Al entrar al Siclón del libro en Viña, el vendedor comentó algo sobre su madre, que ella podía ver a su ángel de la guarda, no en sentido alegórico, afirmó, sino que literalmente. La madre del vendedor de la librería se habría comunicado con su mismísimo abuelo difunto, sirviéndole de médium. Mientras contaba orgulloso las increíbles visiones de su madre, que en paz descanse, yo revisaba unos libros baratos. Saqué el libro “Fundadores del cuento fantástico hispanoamericano: antología comentada” de Oscar Hahn. Al revisarlo, hojeé un poco y leí la siguiente frase: “Nada ha logrado saberse con absoluta seguridad en las tres grandes expresiones de la Naturaleza: hechos, leyes, principios. Yo que he intentado profundizar en el inmenso campo del misterio, he perdido casi todas mis ilusiones”.
Quería creer que lo que decía el vendedor era cierto, quería interpretar aquellas visiones paranormales como una expresión del misterio de lo metafísico, pero faltaba algo más, alguna señal más contundente. Tomé el libro de Hahn sobre la literatura fantástica y lo llevé al mesón. El vendedor me vio, atento a mis movimientos. En eso, revisé el costado derecho de la librería y di con el libro “Atrapa el pez dorado” de David Lynch, una reedición actualizada de Penguin Random House, con motivo de la muerte del cineasta. Meditación, conciencia y creatividad, rezaba el subtítulo. Le pedí al vendedor que me pasara el libro para revisarlo. Hojeé con atención sus páginas, buscando algo iluminador: el campo unificado, la conciencia, ciencia moderna y ciencia antigua, el ritmo de la vida. Lo que se repetía harto, aparte de sus ideas sobre el cine, eran citas de los Upanishads. Destaco una del capítulo “Arriba el telón” que decía: “que la Naturaleza entera es un teatro mágico, que la gran Madre es la gran maga y que este mundo lo pueblan sus numerosas partes”. No había ahí una relación directa con los ángeles, pero sí con lo sutil, con lo que excede el plano físico.

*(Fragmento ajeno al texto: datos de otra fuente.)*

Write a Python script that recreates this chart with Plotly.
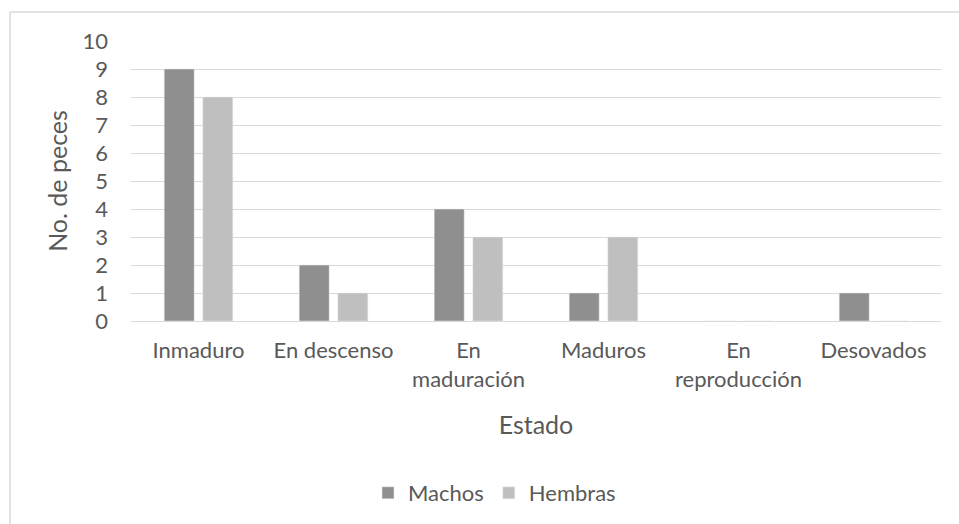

El vendedor mencionó algo sobre los fenómenos cuánticos y sobre la posibilidad de una conciencia más allá de la materia. Sin ir más lejos, la propia existencia de Dios: “Hay que ir un poco más allá”, repitió, con seguridad. “Si somos energía, entonces podríamos trascender la materia”, agregó. Su volada reflexiva servía como una muy sofisticada forma de publicitarme el libro. Y acabó resultando. Ya tenía en Hahn y en Lynch un imaginario que desafiaba lo palpable, expresado en la literatura fantástica y la meditación trascendental. Entonces, tenía que tomar una decisión. No podía llevarme los dos libros. Finalmente, me incliné por el libro de Lynch. Supongo que resonó en mí, con mayor impacto, cuando dijo que: “la muerte en mi mente no es una finalidad. Hay un continuo: es como por la noche, que te vas a dormir y durante el día te despiertas”. Podría decirse, a la luz de esta idea, que hoy Lynch comparte el mismo reino que la madre y el abuelo del librero, un reino invisible que para él sería perfectamente alcanzable. Me despedí del librero. Asintió mi decisión. Agarré el libro sobre el pez dorado y salí de allí, sugestionado, creyendo que la realidad a la que salía no era la única realidad posible, mientras una grúa seguía su obra vial, taladrando el viejo pavimento de la avenida.